Victoria Mine had an approximate population of 500 at its peak. The community was laid out to the north of the Canadian Pacific line, with a station built in 1904. Victoria Mine had an assortment of businesses and services, including a butcher shop, barbershop, dry goods and grocery retailers, a bowling alley, a Roman Catholic church, a Presbyterian church, and public and separate schools. Housing at the town included an apartment building, three boarding houses, and fifty single dwellings. Much like Mond, Victoria Mines had a diverse community, including a small Italian area.

== Abandonment ==
Starting in the early 1910s, Mond Nickel began to expand its operations around the Sudbury area, and the output of Garson Mine began to surpass that of Victoria Mine.
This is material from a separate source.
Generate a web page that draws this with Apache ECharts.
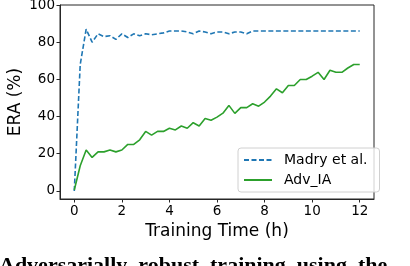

The smelter at Victoria Mine was deemed to be too distant from Monds higher output mine, and a new smelter was opened in Coniston in 1913. In the same year, the Victoria Mines smelter was closed, and many of the smelter employees relocated to Coniston. Numerous buildings were dismantled and moved by rail to Coniston or Worthington, including the Anglican and Presbyterian churches which still stand in Coniston. The public school closed in 1914, and the remaining students from Victoria Mine attended school in Mond. Although several residents remained at Victoria Mines, none of the structures remain today.While the smelter closed in 1913, Victoria Mine continued operating until 1923. With the closure of the mine, Mond was also abandoned. The last house at Mond was removed in 1936.